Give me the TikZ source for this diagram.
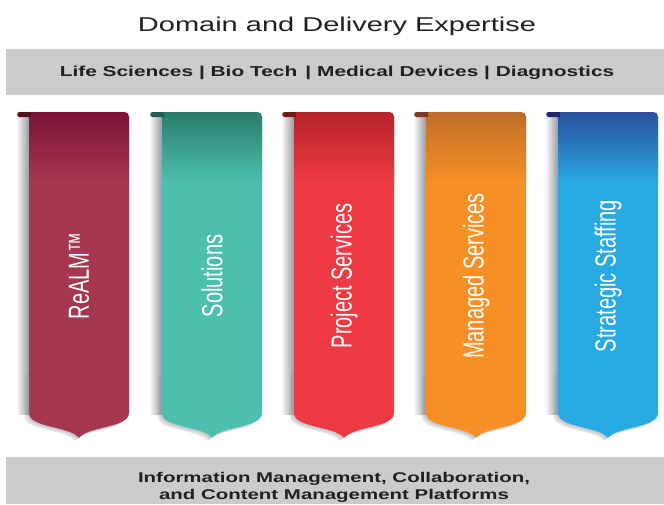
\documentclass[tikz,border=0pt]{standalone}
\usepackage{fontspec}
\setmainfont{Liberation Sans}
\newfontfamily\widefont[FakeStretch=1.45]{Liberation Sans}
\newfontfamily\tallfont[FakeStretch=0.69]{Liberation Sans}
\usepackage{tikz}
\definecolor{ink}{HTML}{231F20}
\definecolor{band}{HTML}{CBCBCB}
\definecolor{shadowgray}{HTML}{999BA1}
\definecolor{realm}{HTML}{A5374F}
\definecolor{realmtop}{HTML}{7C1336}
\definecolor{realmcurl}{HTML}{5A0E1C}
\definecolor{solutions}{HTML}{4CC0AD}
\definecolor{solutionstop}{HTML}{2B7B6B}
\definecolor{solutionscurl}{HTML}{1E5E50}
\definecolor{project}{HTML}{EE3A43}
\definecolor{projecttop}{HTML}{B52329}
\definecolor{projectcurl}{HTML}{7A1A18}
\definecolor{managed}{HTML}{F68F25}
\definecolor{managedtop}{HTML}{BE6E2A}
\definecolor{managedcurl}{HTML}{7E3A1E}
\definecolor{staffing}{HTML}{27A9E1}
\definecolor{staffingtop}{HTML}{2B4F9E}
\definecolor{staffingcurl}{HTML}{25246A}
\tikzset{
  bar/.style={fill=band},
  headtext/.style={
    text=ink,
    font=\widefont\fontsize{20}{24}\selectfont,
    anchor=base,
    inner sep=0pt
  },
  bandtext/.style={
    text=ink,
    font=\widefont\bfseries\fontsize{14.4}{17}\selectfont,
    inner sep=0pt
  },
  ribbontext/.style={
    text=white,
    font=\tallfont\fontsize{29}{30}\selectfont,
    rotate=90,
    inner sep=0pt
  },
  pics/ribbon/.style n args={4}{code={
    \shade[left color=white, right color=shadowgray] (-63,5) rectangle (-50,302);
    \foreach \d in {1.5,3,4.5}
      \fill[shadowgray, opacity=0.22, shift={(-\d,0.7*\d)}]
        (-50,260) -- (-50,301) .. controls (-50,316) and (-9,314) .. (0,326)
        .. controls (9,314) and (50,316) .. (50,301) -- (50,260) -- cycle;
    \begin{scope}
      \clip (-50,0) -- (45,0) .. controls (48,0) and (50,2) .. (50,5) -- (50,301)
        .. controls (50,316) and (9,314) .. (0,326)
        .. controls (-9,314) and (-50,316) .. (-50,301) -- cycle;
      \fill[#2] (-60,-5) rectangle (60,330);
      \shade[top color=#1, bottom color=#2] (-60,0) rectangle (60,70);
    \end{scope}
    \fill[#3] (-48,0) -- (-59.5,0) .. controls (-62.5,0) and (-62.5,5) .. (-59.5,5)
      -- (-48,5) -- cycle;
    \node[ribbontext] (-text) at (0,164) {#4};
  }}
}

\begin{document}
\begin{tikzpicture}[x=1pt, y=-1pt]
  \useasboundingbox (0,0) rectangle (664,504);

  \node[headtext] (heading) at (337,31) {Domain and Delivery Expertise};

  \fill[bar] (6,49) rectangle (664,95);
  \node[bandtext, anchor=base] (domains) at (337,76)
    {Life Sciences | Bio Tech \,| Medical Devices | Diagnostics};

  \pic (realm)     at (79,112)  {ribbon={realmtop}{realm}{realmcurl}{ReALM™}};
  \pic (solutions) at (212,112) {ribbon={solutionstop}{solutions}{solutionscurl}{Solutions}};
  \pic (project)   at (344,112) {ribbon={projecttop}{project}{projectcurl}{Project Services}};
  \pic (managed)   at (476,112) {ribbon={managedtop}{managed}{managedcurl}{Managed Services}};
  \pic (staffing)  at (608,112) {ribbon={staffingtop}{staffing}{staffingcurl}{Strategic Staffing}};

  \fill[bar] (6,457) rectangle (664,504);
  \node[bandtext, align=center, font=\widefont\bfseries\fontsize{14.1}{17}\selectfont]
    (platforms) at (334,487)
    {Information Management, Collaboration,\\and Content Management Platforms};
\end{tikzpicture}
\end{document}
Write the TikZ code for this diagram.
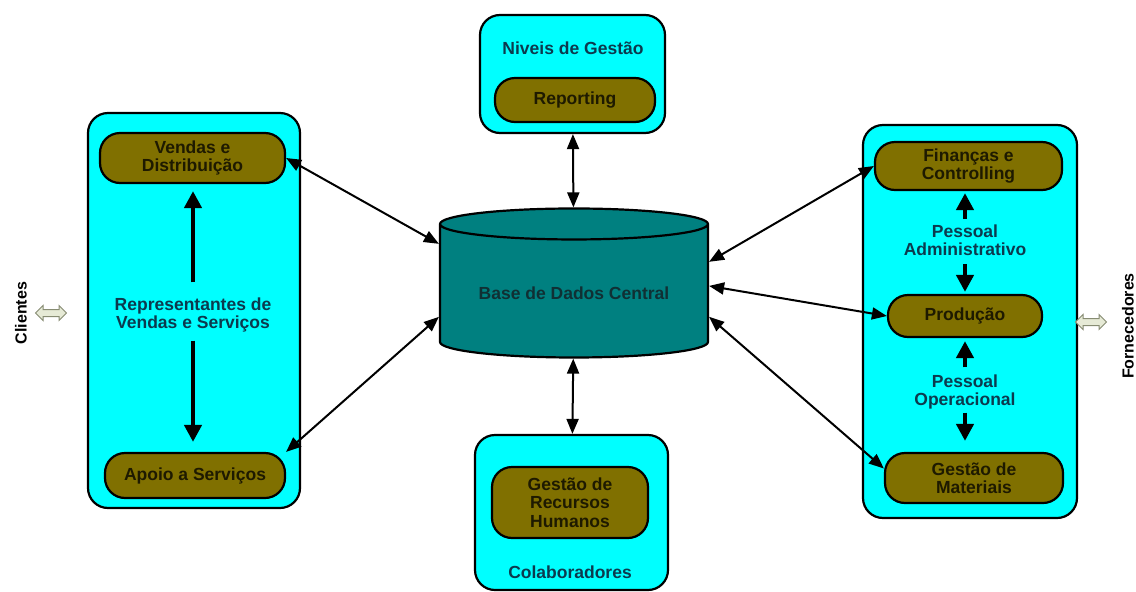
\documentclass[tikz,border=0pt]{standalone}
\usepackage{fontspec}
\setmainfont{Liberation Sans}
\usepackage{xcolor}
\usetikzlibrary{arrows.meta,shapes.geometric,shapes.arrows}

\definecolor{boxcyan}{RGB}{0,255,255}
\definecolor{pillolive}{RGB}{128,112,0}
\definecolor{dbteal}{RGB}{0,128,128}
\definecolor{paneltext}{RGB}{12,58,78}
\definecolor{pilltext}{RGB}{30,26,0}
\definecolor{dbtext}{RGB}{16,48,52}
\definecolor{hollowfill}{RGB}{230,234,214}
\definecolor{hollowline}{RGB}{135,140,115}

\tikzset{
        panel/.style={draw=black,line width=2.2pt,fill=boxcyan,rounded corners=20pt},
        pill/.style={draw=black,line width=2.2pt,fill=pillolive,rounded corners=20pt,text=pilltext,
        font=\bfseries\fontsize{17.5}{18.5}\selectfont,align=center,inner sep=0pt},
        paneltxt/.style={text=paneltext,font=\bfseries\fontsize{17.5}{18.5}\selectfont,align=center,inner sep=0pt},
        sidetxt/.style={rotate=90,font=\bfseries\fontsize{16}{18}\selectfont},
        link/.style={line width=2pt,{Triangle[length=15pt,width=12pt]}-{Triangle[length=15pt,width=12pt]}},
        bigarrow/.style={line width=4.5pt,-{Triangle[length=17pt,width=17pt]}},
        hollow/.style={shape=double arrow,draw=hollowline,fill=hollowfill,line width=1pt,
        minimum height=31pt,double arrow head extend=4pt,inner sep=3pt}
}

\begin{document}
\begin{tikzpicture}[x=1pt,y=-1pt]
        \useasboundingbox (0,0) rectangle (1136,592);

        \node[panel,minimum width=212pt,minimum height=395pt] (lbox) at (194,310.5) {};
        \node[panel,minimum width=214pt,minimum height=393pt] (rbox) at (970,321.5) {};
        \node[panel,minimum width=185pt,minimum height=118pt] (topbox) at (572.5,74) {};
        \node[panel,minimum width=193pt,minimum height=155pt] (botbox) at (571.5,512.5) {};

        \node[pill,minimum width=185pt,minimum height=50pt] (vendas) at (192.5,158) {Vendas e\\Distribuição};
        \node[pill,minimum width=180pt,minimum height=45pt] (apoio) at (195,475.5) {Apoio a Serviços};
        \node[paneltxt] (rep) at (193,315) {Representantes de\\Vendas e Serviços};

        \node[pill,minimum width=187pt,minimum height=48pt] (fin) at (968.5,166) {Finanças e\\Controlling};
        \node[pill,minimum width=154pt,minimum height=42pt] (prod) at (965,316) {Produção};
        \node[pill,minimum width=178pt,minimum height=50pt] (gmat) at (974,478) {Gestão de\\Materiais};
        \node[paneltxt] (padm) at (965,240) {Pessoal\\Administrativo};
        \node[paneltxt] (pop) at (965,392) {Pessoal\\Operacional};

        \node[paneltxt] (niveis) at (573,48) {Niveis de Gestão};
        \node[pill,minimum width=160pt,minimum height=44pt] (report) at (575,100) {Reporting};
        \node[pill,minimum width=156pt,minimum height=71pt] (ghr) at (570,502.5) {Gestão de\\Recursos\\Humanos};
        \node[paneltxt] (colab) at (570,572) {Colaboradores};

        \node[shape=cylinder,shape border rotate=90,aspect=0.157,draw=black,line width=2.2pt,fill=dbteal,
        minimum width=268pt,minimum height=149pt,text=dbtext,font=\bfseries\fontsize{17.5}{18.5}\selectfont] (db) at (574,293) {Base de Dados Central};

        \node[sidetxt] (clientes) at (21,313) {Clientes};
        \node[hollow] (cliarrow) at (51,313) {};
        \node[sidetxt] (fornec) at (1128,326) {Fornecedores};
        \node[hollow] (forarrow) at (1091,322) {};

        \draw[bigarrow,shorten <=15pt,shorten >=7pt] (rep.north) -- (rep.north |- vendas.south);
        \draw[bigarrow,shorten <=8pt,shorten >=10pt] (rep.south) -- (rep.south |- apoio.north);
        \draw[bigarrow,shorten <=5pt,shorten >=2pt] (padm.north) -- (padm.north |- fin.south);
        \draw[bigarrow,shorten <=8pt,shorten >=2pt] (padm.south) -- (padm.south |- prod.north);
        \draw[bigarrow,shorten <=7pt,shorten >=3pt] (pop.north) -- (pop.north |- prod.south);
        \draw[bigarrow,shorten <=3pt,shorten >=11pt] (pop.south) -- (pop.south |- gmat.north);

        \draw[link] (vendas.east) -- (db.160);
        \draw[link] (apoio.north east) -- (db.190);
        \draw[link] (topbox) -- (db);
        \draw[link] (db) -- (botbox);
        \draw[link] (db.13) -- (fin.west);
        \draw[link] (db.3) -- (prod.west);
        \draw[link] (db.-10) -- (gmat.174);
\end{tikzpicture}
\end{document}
★ ★ ★ ★ ★
Only the lines from "Write the TikZ code for this diagram." through "(0,0) rectangle (1136,592);" should appear in your output, copied exactly with both end lines, and with no pictures.

- RESULT FOR THIS TASK -
Write the TikZ code for this diagram.
\documentclass[tikz,border=0pt]{standalone}
\usepackage{fontspec}
\setmainfont{Liberation Sans}
\usepackage{xcolor}
\usetikzlibrary{arrows.meta,shapes.geometric,shapes.arrows}

\definecolor{boxcyan}{RGB}{0,255,255}
\definecolor{pillolive}{RGB}{128,112,0}
\definecolor{dbteal}{RGB}{0,128,128}
\definecolor{paneltext}{RGB}{12,58,78}
\definecolor{pilltext}{RGB}{30,26,0}
\definecolor{dbtext}{RGB}{16,48,52}
\definecolor{hollowfill}{RGB}{230,234,214}
\definecolor{hollowline}{RGB}{135,140,115}

\tikzset{
        panel/.style={draw=black,line width=2.2pt,fill=boxcyan,rounded corners=20pt},
        pill/.style={draw=black,line width=2.2pt,fill=pillolive,rounded corners=20pt,text=pilltext,
        font=\bfseries\fontsize{17.5}{18.5}\selectfont,align=center,inner sep=0pt},
        paneltxt/.style={text=paneltext,font=\bfseries\fontsize{17.5}{18.5}\selectfont,align=center,inner sep=0pt},
        sidetxt/.style={rotate=90,font=\bfseries\fontsize{16}{18}\selectfont},
        link/.style={line width=2pt,{Triangle[length=15pt,width=12pt]}-{Triangle[length=15pt,width=12pt]}},
        bigarrow/.style={line width=4.5pt,-{Triangle[length=17pt,width=17pt]}},
        hollow/.style={shape=double arrow,draw=hollowline,fill=hollowfill,line width=1pt,
        minimum height=31pt,double arrow head extend=4pt,inner sep=3pt}
}

\begin{document}
\begin{tikzpicture}[x=1pt,y=-1pt]
        \useasboundingbox (0,0) rectangle (1136,592);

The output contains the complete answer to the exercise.